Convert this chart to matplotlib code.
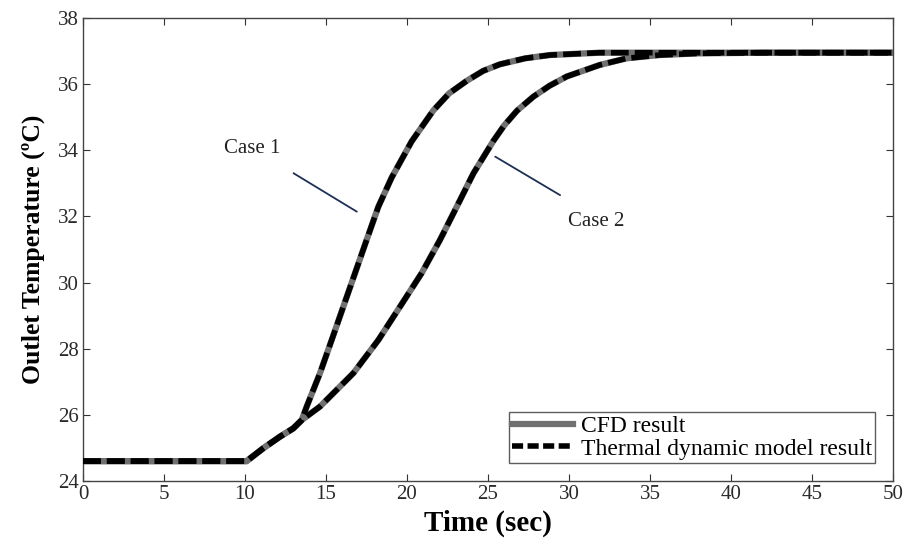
import matplotlib
matplotlib.use("Agg")
import matplotlib.pyplot as plt
from matplotlib.lines import Line2D

# Case 1
t_case1 = [0, 10.1, 11.13, 12.16, 12.98, 13.5, 13.81, 14.63, 15.35, 16.07, 16.79, 17.51,
           18.23, 19.05, 20.29, 21.62, 22.6, 23.69, 24.7, 25.74, 27.3, 28.83, 31.9, 35, 40, 50]
T_case1 = [24.6, 24.6, 24.99, 25.34, 25.59, 25.84, 26.25, 27.26, 28.26, 29.27, 30.28, 31.29,
           32.29, 33.17, 34.27, 35.2, 35.72, 36.1, 36.4, 36.6, 36.78, 36.88, 36.95, 36.95, 36.95, 36.95]

# Case 2
t_case2 = [0, 10.1, 11.13, 12.16, 12.98, 13.5, 14.63, 16.69, 18.23, 19.57, 20.9, 22.04,
           23.07, 24.1, 25.33, 26.0, 26.8, 27.8, 28.8, 29.86, 31.9, 33.56, 35.6, 38, 42, 50]
T_case2 = [24.6, 24.6, 24.99, 25.34, 25.59, 25.84, 26.25, 27.26, 28.26, 29.27, 30.28, 31.29,
           32.29, 33.3, 34.28, 34.75, 35.2, 35.62, 35.95, 36.23, 36.58, 36.78, 36.88, 36.93, 36.95, 36.95]

x_ticks = [0, 5, 10, 15, 20, 25, 30, 35, 40, 45, 50]
y_ticks = [24, 26, 28, 30, 32, 34, 36, 38]
legend_labels = ["CFD result", "Thermal dynamic model result"]

serif = ["Liberation Serif", "DejaVu Serif"]
plt.rcParams['font.family'] = serif

fig = plt.figure(figsize=(9.06, 5.40), dpi=100)
ax = fig.add_axes([0.0916, 0.1093, 0.894, 0.8574])

gray = "#707070"
for t, T in [(t_case1, T_case1), (t_case2, T_case2)]:
    ax.plot(t, T, color=gray, lw=4.5, solid_capstyle='butt', solid_joinstyle='round', zorder=2)
    ax.plot(t, T, color="black", lw=4.0, ls=(0, (3.2, 1.1)), dash_joinstyle='round', zorder=3)

ax.set_xlim(0, 50)
ax.set_ylim(24, 38)
ax.set_xticks(x_ticks)
ax.set_yticks(y_ticks)
ax.tick_params(direction='in', top=True, right=True, length=5, width=0.8,
               labelsize=15, colors='#333333', labelcolor='#2a2a2a', pad=3)
for s in ax.spines.values():
    s.set_color('#444444')
    s.set_linewidth(1.0)

ax.set_xlabel("Time (sec)", fontsize=21, fontweight='bold', labelpad=4)
ax.set_ylabel("Outlet Temperature (ºC)", fontsize=18.5, fontweight='bold', labelpad=9)

# annotations
navy = "#1c2f55"
ax.text(10.45, 34.05, "Case 1", fontsize=15, ha='center', va='center', color='#222222')
ax.annotate("", xy=(17.05, 32.1), xytext=(12.85, 33.35),
            arrowprops=dict(arrowstyle='-', color=navy, lw=1.3))
ax.text(31.7, 31.85, "Case 2", fontsize=15, ha='center', va='center', color='#222222')
ax.annotate("", xy=(25.3, 33.85), xytext=(29.6, 32.6),
            arrowprops=dict(arrowstyle='-', color=navy, lw=1.3))

handles = [Line2D([0], [0], color=gray, lw=4.5),
           Line2D([0], [0], color='black', lw=4.0, ls=(0, (2, 0.8)))]
leg = ax.legend(handles, legend_labels, loc='lower right', fontsize=17,
                frameon=True, fancybox=False, edgecolor='#333333',
                handlelength=2.6, handletextpad=0.3, borderpad=0.15,
                labelspacing=0.05, borderaxespad=0.75)
leg.get_frame().set_linewidth(1.0)

fig.savefig("out.png", dpi=100)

» SET PROBLEM
Return, unchanged, the lines from the first line of the material through the line that holds "plt.rcParams['font.family'] = serif", inclusive, omitting pictures.

» WRITTEN RESPONSE
Convert this chart to matplotlib code.
import matplotlib
matplotlib.use("Agg")
import matplotlib.pyplot as plt
from matplotlib.lines import Line2D

# Case 1
t_case1 = [0, 10.1, 11.13, 12.16, 12.98, 13.5, 13.81, 14.63, 15.35, 16.07, 16.79, 17.51,
           18.23, 19.05, 20.29, 21.62, 22.6, 23.69, 24.7, 25.74, 27.3, 28.83, 31.9, 35, 40, 50]
T_case1 = [24.6, 24.6, 24.99, 25.34, 25.59, 25.84, 26.25, 27.26, 28.26, 29.27, 30.28, 31.29,
           32.29, 33.17, 34.27, 35.2, 35.72, 36.1, 36.4, 36.6, 36.78, 36.88, 36.95, 36.95, 36.95, 36.95]

# Case 2
t_case2 = [0, 10.1, 11.13, 12.16, 12.98, 13.5, 14.63, 16.69, 18.23, 19.57, 20.9, 22.04,
           23.07, 24.1, 25.33, 26.0, 26.8, 27.8, 28.8, 29.86, 31.9, 33.56, 35.6, 38, 42, 50]
T_case2 = [24.6, 24.6, 24.99, 25.34, 25.59, 25.84, 26.25, 27.26, 28.26, 29.27, 30.28, 31.29,
           32.29, 33.3, 34.28, 34.75, 35.2, 35.62, 35.95, 36.23, 36.58, 36.78, 36.88, 36.93, 36.95, 36.95]

x_ticks = [0, 5, 10, 15, 20, 25, 30, 35, 40, 45, 50]
y_ticks = [24, 26, 28, 30, 32, 34, 36, 38]
legend_labels = ["CFD result", "Thermal dynamic model result"]

serif = ["Liberation Serif", "DejaVu Serif"]
plt.rcParams['font.family'] = serif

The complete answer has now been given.